チョーキング・ひび割れ・塗膜の剥がれなど外壁に現れる劣化の特徴
外壁の劣化は、見た目の変化だけでなく建物の寿命や資産価値にも影響を与える重大なサインです。築10年を過ぎた頃から、塗装や素材の耐久性が徐々に低下し、劣化が目に見える形で現れてきます。これらの症状を早期に発見し適切な対処を行うことは、将来的な高額修繕を防ぐ上でも重要です。
代表的な外壁劣化の症状には、チョーキング、ひび割れ、塗膜の剥がれ、コケやカビの発生、外壁材の浮き、シーリングのひび割れなどがあります。
チョーキングとは、塗料に含まれる顔料が劣化して粉状に表面へ浮き出る現象で、防水性が失われているサインです。外壁の塗膜が寿命を迎えている可能性が高く、放置すれば内部にまでダメージが進行するおそれがあります。
ひび割れは、軽度な塗膜表面のヘアクラックと、深刻な構造クラックに分類されます。
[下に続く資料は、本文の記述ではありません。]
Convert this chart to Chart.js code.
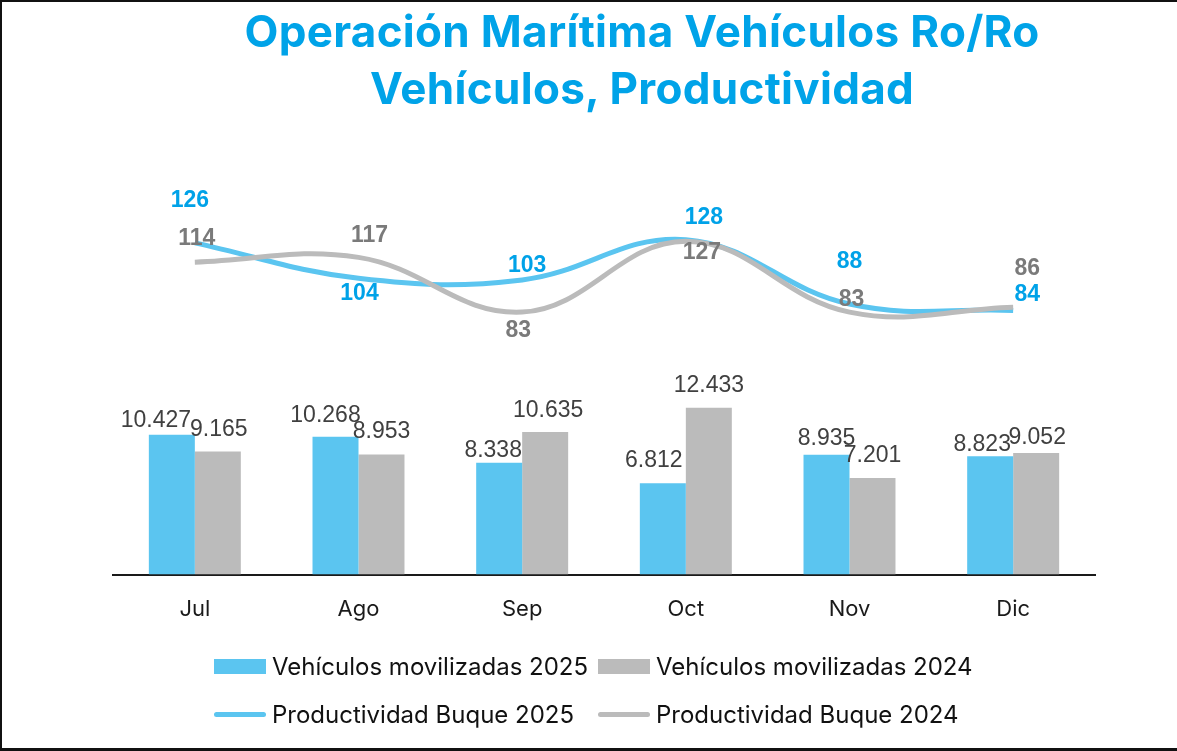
<!DOCTYPE html>
<html>
<head>
<meta charset="utf-8">
<script src="https://cdn.jsdelivr.net/npm/chart.js@4.4.0/dist/chart.umd.min.js"></script>
<style>
  html, body { margin: 0; padding: 0; background: #fff; }
  #wrap { position: relative; width: 1177px; height: 751px; overflow: hidden; background: #fff; }
  #chart { position: absolute; left: 0; top: 0; }
  #frame { position: absolute; left: 0; top: 0; width: 1177px; height: 751px; box-sizing: border-box;
           border-top: 2px solid #111; border-left: 2px solid #111; border-bottom: 3px solid #111; pointer-events: none; }
  #title { position: absolute; top: 3px; left: 192px; width: 900px; text-align: center;
           font: bold 44px Inter, "Liberation Sans", sans-serif; line-height: 57px; color: #00A3E8; letter-spacing: 0.3px; }
  .leg { position: absolute; height: 30px; display: flex; align-items: center;
         font: 24px Inter, "Liberation Sans", sans-serif; color: #111; white-space: nowrap; }
  .leg .sw { width: 52px; margin-right: 6px; }
</style>
</head>
<body>
<div id="wrap">
  <canvas id="chart" width="1177" height="751"></canvas>
  <div id="title">Operación Marítima Vehículos Ro/Ro<br>Vehículos, Productividad</div>
  <div id="legend"></div>
  <div id="frame"></div>
</div>
<script>
// Datos
const months = ['Jul', 'Ago', 'Sep', 'Oct', 'Nov', 'Dic'];
const vehiculos2025 = [10427, 10268, 8338, 6812, 8935, 8823];
const vehiculos2024 = [9165, 8953, 10635, 12433, 7201, 9052];
const productividad2025 = [126, 104, 103, 128, 88, 84];
const productividad2024 = [114, 117, 83, 127, 83, 86];

const azul = '#5BC5F0';
const gris = '#BBBBBB';

// formato con punto de miles
function fmt(v) {
    return String(v).replace(/\B(?=(\d{3})+(?!\d))/g, '.');
}

// Ajustes de etiquetas (desplazamientos como en el original)
const labelStyles = [
    { font: '23px "Liberation Sans", Arial', color: '#404040', dx: [-16, -10, -6, -9, 0, -8], gap: [8, 15, 6, 16, 10, 5] },
    { font: '23px "Liberation Sans", Arial', color: '#404040', dx: [1, 0, 3, 0, 0, 1], gap: [16, 16, 15, 16, 16, 9] },
    { font: 'bold 23px "Liberation Sans", Arial', color: '#00A2E8', dx: [-5, 1, 5, 18, 0, 14], dy: [-42, 15, -14, -22, -42, -16] },
    { font: 'bold 23px "Liberation Sans", Arial', color: '#7A7A7A', dx: [2, 11, -4, 16, 2, 14], dy: [-24, -22, 19, 11, -12, -39] }
];

const valueLabels = {
    id: 'valueLabels',
    afterDatasetsDraw(chart) {
        const ctx = chart.ctx;
        chart.data.datasets.forEach((ds, i) => {
            const meta = chart.getDatasetMeta(i);
            const st = labelStyles[i];
            ctx.save();
            ctx.font = st.font;
            ctx.fillStyle = st.color;
            ctx.textAlign = 'center';
            meta.data.forEach((el, j) => {
                const text = fmt(ds.data[j]);
                if (ds.type === 'bar') {
                    ctx.textBaseline = 'alphabetic';
                    ctx.fillText(text, el.x + st.dx[j], el.y - st.gap[j]);
                } else {
                    ctx.textBaseline = 'middle';
                    ctx.fillText(text, el.x + st.dx[j], el.y + st.dy[j]);
                }
            });
            ctx.restore();
        });
    }
};

const ctx = document.getElementById('chart').getContext('2d');
const chart = new Chart(ctx, {
    data: {
        labels: months,
        datasets: [{
            type: 'bar',
            label: 'Vehículos movilizadas 2025',
            data: vehiculos2025,
            backgroundColor: azul,
            yAxisID: 'y',
            order: 2
        }, {
            type: 'bar',
            label: 'Vehículos movilizadas 2024',
            data: vehiculos2024,
            backgroundColor: gris,
            yAxisID: 'y',
            order: 3
        }, {
            type: 'line',
            label: 'Productividad Buque 2025',
            data: productividad2025,
            borderColor: azul,
            backgroundColor: azul,
            borderWidth: 5,
            pointRadius: 0,
            tension: 0.4,
            yAxisID: 'y1',
            order: 1
        }, {
            type: 'line',
            label: 'Productividad Buque 2024',
            data: productividad2024,
            borderColor: gris,
            backgroundColor: gris,
            borderWidth: 5,
            pointRadius: 0,
            tension: 0.4,
            yAxisID: 'y1',
            order: 0
        }]
    },
    options: {
        responsive: false,
        animation: false,
        layout: { padding: { left: 113, right: 82, top: 172, bottom: 106 } },
        datasets: { bar: { barPercentage: 1, categoryPercentage: 0.562 } },
        plugins: {
            legend: { display: false },
            title: { display: false },
            tooltip: { enabled: false }
        },
        scales: {
            x: {
                grid: { display: false, drawTicks: false },
                border: { display: true, color: '#1a1a1a', width: 2 },
                ticks: {
                    color: '#1a1a1a',
                    padding: 22,
                    font: { family: 'Inter', size: 22 }
                }
            },
            y: { display: false, min: 0, max: 30000 },
            y1: { display: false, min: -80, max: 170 }
        }
    },
    plugins: [valueLabels]
});

// Leyenda en HTML (2 x 2)
const legCols = [214, 598];
const legRows = [666, 714];
const legend = document.getElementById('legend');
chart.data.datasets.forEach((ds, i) => {
    const item = document.createElement('div');
    item.className = 'leg';
    item.style.left = legCols[i % 2] + 'px';
    item.style.top = (legRows[Math.floor(i / 2)] - 15) + 'px';
    const sw = document.createElement('span');
    sw.className = 'sw';
    if (ds.type === 'bar') {
        sw.style.height = '15px';
        sw.style.background = ds.backgroundColor;
    } else {
        sw.style.height = '5px';
        sw.style.borderRadius = '3px';
        sw.style.background = ds.borderColor;
    }
    const txt = document.createElement('span');
    txt.textContent = ds.label;
    item.appendChild(sw);
    item.appendChild(txt);
    legend.appendChild(item);
});
</script>
</body>
</html>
0.3mmを超える幅のクラックは、雨水の侵入経路となり、建物の内部構造を腐食させる原因になります。塗膜の剥がれは、紫外線や湿気による膨張・収縮の繰り返しによって密着性が失われた結果として起こります。放置すれば素地が露出し、外壁材そのものが劣化してしまうため、早めの補修や再塗装が必要です。
コケやカビは、湿気の多い日陰の壁面や風通しの悪い場所に多く発生します。一見すると美観だけの問題のように思われがちですが、繁殖が進むと外壁表面に付着したまま湿気を閉じ込め、外壁材の内部劣化を引き起こす可能性があります。防藻・防カビ塗料での再塗装を行うことで、再発リスクを抑えることができます。
外壁材そのものの浮きも注意すべきポイントです。サイディング外壁に多く見られる症状で、釘やビスの固定力が弱くなったり、下地との接着が劣化したことによって起こります。隙間から雨水が浸入し、内部の腐食や断熱材の劣化を招く要因となるため、定期的な点検と補修が求められます。
シーリング材のひび割れも劣化の一種です。外壁の継ぎ目や窓枠部分などに使用されているシーリングは、経年により弾力性を失い、ひびや剥離が起こります。これにより、雨水の侵入や隙間風の発生が懸念されます。約10年を目安に打ち替えや打ち増しといったメンテナンスを検討するのが理想的です。
これらの劣化サインは、外壁の素材や立地条件、過去の施工方法によって進行の早さが異なります。とくに海に近い地域や雨の多い地域では劣化が早く、定期的なチェックが欠かせません。軽微な段階で発見し対処できれば、修繕コストを抑えることができるため、日々の観察と早期の専門診断が重要になります。住宅の資産価値を維持するためにも、外壁の劣化サインには十分な注意を払い、計画的なメンテナンスを心がけましょう。